:: PROBLEM REQUIREMENTS ::
Copy the listing verbatim, excluding any images found in it.

:: PROVIDED DATA ::
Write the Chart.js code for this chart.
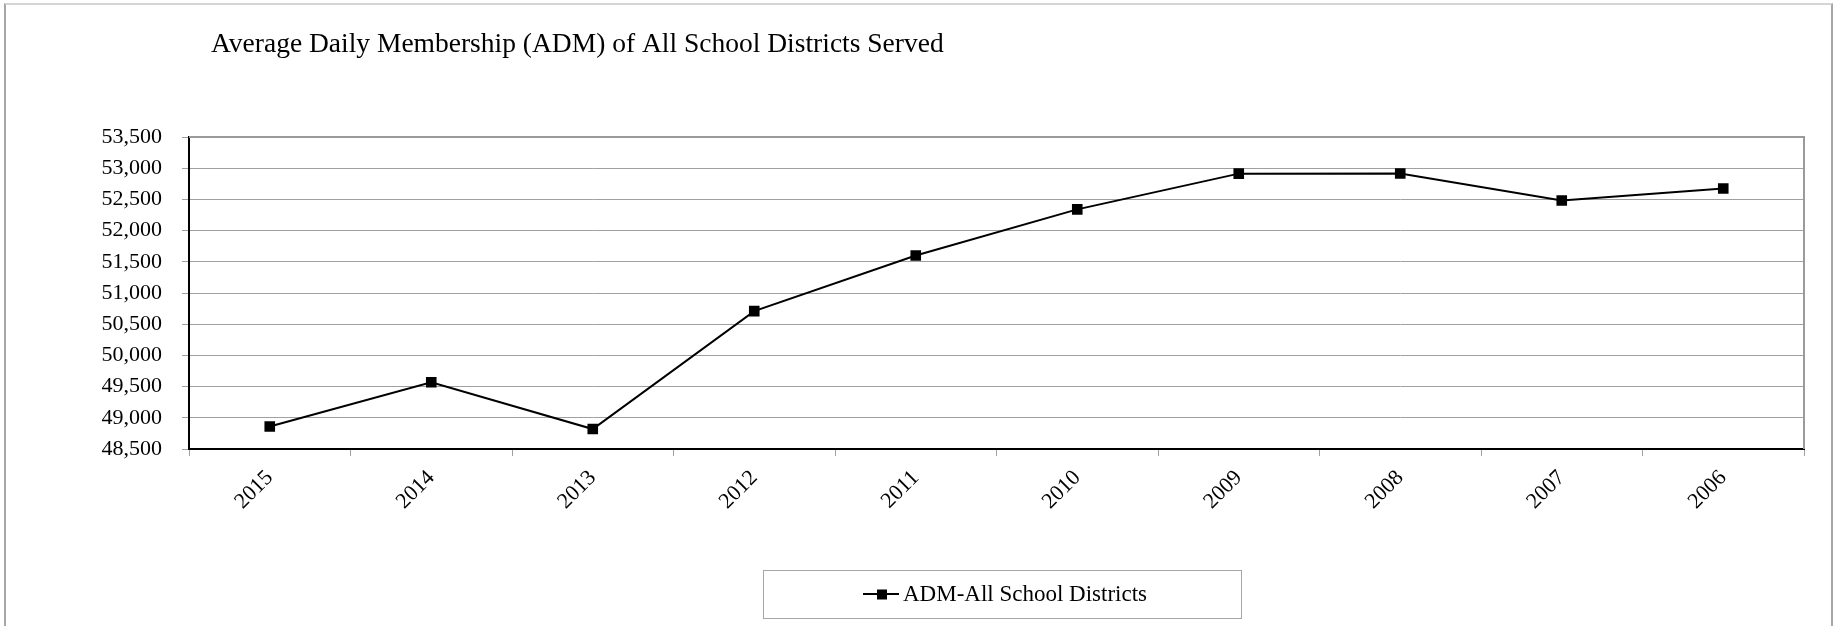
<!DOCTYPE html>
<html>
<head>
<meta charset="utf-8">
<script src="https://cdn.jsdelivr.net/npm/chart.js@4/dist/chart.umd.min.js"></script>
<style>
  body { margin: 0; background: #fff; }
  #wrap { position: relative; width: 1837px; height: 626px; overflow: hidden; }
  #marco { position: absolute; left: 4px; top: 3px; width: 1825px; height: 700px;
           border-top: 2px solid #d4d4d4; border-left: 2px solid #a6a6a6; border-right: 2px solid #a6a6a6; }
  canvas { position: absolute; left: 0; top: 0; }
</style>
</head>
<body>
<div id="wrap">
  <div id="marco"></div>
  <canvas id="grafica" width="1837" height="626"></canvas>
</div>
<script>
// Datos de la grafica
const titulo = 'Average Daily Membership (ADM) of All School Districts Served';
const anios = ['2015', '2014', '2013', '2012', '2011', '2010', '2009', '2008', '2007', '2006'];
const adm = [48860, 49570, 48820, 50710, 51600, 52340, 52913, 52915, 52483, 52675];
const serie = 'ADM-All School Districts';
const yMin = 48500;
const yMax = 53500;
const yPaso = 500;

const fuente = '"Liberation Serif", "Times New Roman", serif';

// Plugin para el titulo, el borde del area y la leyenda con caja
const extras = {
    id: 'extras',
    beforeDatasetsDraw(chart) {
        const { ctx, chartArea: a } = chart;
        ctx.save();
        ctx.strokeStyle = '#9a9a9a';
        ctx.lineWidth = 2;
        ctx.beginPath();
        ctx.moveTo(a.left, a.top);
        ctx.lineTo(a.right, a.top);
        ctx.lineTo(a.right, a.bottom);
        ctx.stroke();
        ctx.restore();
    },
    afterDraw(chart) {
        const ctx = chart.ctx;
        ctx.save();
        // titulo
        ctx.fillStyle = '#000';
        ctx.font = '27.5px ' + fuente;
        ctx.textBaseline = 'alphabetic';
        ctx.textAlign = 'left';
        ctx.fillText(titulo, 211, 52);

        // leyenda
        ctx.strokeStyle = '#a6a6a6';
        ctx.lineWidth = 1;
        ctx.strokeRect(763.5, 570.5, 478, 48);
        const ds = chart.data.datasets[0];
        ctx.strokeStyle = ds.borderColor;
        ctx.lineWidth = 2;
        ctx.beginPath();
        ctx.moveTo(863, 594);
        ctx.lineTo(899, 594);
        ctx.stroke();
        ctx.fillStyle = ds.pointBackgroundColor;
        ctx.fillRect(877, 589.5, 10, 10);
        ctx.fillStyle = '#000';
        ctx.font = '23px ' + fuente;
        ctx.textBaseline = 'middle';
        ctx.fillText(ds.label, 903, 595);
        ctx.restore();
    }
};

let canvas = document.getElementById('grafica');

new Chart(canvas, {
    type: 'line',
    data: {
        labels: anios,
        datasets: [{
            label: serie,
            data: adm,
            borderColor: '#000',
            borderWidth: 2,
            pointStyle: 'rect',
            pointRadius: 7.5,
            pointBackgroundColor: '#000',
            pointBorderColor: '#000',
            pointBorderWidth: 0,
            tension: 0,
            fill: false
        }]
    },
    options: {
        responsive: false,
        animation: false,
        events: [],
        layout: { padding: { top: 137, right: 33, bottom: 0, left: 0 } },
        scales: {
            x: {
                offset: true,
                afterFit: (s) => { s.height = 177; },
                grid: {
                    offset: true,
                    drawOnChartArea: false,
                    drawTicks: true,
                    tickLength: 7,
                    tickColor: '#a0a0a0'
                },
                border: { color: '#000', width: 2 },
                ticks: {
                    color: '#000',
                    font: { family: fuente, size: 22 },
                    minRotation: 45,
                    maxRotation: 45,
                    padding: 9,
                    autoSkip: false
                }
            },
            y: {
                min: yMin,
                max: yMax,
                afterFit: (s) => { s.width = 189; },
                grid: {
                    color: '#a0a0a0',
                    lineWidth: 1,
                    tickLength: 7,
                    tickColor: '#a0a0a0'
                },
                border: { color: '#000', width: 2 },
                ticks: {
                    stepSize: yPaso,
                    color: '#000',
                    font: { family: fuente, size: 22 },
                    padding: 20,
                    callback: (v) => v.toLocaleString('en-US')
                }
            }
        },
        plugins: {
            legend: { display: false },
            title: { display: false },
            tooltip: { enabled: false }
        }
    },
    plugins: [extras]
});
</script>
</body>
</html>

:: RESPONSE ::
Write the Chart.js code for this chart.
<!DOCTYPE html>
<html>
<head>
<meta charset="utf-8">
<script src="https://cdn.jsdelivr.net/npm/chart.js@4/dist/chart.umd.min.js"></script>
<style>
  body { margin: 0; background: #fff; }
  #wrap { position: relative; width: 1837px; height: 626px; overflow: hidden; }
  #marco { position: absolute; left: 4px; top: 3px; width: 1825px; height: 700px;
           border-top: 2px solid #d4d4d4; border-left: 2px solid #a6a6a6; border-right: 2px solid #a6a6a6; }
  canvas { position: absolute; left: 0; top: 0; }
</style>
</head>
<body>
<div id="wrap">
  <div id="marco"></div>
  <canvas id="grafica" width="1837" height="626"></canvas>
</div>
<script>
// Datos de la grafica
const titulo = 'Average Daily Membership (ADM) of All School Districts Served';
const anios = ['2015', '2014', '2013', '2012', '2011', '2010', '2009', '2008', '2007', '2006'];
const adm = [48860, 49570, 48820, 50710, 51600, 52340, 52913, 52915, 52483, 52675];
const serie = 'ADM-All School Districts';
const yMin = 48500;
const yMax = 53500;
const yPaso = 500;

const fuente = '"Liberation Serif", "Times New Roman", serif';

// Plugin para el titulo, el borde del area y la leyenda con caja
const extras = {
    id: 'extras',
    beforeDatasetsDraw(chart) {
        const { ctx, chartArea: a } = chart;
        ctx.save();
        ctx.strokeStyle = '#9a9a9a';
        ctx.lineWidth = 2;
        ctx.beginPath();
        ctx.moveTo(a.left, a.top);
        ctx.lineTo(a.right, a.top);
        ctx.lineTo(a.right, a.bottom);
        ctx.stroke();
        ctx.restore();
    },
    afterDraw(chart) {
        const ctx = chart.ctx;
        ctx.save();
        // titulo
        ctx.fillStyle = '#000';
        ctx.font = '27.5px ' + fuente;
        ctx.textBaseline = 'alphabetic';
        ctx.textAlign = 'left';
        ctx.fillText(titulo, 211, 52);

        // leyenda
        ctx.strokeStyle = '#a6a6a6';
        ctx.lineWidth = 1;
        ctx.strokeRect(763.5, 570.5, 478, 48);
        const ds = chart.data.datasets[0];
        ctx.strokeStyle = ds.borderColor;
        ctx.lineWidth = 2;
        ctx.beginPath();
        ctx.moveTo(863, 594);
        ctx.lineTo(899, 594);
        ctx.stroke();
        ctx.fillStyle = ds.pointBackgroundColor;
        ctx.fillRect(877, 589.5, 10, 10);
        ctx.fillStyle = '#000';
        ctx.font = '23px ' + fuente;
        ctx.textBaseline = 'middle';
        ctx.fillText(ds.label, 903, 595);
        ctx.restore();
    }
};

let canvas = document.getElementById('grafica');

new Chart(canvas, {
    type: 'line',
    data: {
        labels: anios,
        datasets: [{
            label: serie,
            data: adm,
            borderColor: '#000',
            borderWidth: 2,
            pointStyle: 'rect',
            pointRadius: 7.5,
            pointBackgroundColor: '#000',
            pointBorderColor: '#000',
            pointBorderWidth: 0,
            tension: 0,
            fill: false
        }]
    },
    options: {
        responsive: false,
        animation: false,
        events: [],
        layout: { padding: { top: 137, right: 33, bottom: 0, left: 0 } },
        scales: {
            x: {
                offset: true,
                afterFit: (s) => { s.height = 177; },
                grid: {
                    offset: true,
                    drawOnChartArea: false,
                    drawTicks: true,
                    tickLength: 7,
                    tickColor: '#a0a0a0'
                },
                border: { color: '#000', width: 2 },
                ticks: {
                    color: '#000',
                    font: { family: fuente, size: 22 },
                    minRotation: 45,
                    maxRotation: 45,
                    padding: 9,
                    autoSkip: false
                }
            },
            y: {
                min: yMin,
                max: yMax,
                afterFit: (s) => { s.width = 189; },
                grid: {
                    color: '#a0a0a0',
                    lineWidth: 1,
                    tickLength: 7,
                    tickColor: '#a0a0a0'
                },
                border: { color: '#000', width: 2 },
                ticks: {
                    stepSize: yPaso,
                    color: '#000',
                    font: { family: fuente, size: 22 },
                    padding: 20,
                    callback: (v) => v.toLocaleString('en-US')
                }
            }
        },
        plugins: {
            legend: { display: false },
            title: { display: false },
            tooltip: { enabled: false }
        }
    },
    plugins: [extras]
});
</script>
</body>
</html>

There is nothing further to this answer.